**Your objective**
Each line from the one containing "Generate a Python" through the one containing "0.457, 0.457, 0.435, 0.434, 0.419, 0.429, 0.410, 0.388, 0.428]" must be echoed exactly, endpoints included, and every other line omitted.

**Dataset excerpts**
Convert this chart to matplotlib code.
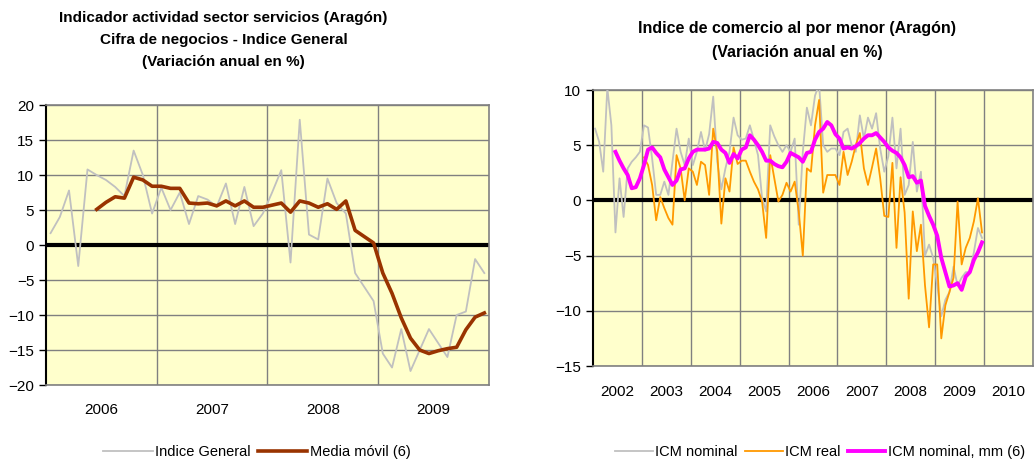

--

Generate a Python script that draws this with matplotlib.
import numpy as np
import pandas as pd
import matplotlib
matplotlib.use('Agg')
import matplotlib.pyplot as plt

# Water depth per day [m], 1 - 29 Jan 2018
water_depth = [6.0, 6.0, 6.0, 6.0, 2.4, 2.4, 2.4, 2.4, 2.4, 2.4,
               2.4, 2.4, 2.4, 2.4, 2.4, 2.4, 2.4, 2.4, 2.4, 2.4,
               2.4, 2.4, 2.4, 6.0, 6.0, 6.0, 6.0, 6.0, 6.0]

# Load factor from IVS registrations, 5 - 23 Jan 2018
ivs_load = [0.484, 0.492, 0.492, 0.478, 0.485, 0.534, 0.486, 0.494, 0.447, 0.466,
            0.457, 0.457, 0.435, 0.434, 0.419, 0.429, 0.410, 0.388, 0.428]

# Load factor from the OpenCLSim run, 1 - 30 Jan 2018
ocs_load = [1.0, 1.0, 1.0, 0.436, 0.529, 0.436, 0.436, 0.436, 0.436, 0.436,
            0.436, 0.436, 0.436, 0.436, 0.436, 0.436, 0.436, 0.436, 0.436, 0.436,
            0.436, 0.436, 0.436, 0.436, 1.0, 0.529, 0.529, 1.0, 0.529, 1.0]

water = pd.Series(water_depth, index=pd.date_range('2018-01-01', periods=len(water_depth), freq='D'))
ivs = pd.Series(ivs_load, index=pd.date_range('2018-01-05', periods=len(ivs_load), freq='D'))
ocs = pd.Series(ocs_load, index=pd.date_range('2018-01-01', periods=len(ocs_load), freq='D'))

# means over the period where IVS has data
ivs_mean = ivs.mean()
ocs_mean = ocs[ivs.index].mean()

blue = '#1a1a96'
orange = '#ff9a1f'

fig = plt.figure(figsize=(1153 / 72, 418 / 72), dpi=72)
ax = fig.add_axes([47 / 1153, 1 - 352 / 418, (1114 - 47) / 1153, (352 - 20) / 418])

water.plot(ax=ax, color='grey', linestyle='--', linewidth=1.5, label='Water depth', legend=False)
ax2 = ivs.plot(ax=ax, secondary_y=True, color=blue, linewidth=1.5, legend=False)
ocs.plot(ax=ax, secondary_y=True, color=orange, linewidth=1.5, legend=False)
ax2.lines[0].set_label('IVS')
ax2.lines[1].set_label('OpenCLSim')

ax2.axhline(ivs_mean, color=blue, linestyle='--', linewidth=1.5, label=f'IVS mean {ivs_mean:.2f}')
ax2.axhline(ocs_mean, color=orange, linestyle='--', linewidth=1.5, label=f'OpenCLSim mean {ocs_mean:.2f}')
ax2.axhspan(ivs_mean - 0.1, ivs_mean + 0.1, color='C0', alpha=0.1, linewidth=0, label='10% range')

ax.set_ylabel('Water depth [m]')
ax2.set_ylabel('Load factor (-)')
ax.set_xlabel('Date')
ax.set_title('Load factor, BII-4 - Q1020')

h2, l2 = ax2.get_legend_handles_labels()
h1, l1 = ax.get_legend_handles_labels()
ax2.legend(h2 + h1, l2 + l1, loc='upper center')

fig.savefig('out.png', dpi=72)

**Answer in full**
Generate a Python script that draws this with matplotlib.
import numpy as np
import pandas as pd
import matplotlib
matplotlib.use('Agg')
import matplotlib.pyplot as plt

# Water depth per day [m], 1 - 29 Jan 2018
water_depth = [6.0, 6.0, 6.0, 6.0, 2.4, 2.4, 2.4, 2.4, 2.4, 2.4,
               2.4, 2.4, 2.4, 2.4, 2.4, 2.4, 2.4, 2.4, 2.4, 2.4,
               2.4, 2.4, 2.4, 6.0, 6.0, 6.0, 6.0, 6.0, 6.0]

# Load factor from IVS registrations, 5 - 23 Jan 2018
ivs_load = [0.484, 0.492, 0.492, 0.478, 0.485, 0.534, 0.486, 0.494, 0.447, 0.466,
            0.457, 0.457, 0.435, 0.434, 0.419, 0.429, 0.410, 0.388, 0.428]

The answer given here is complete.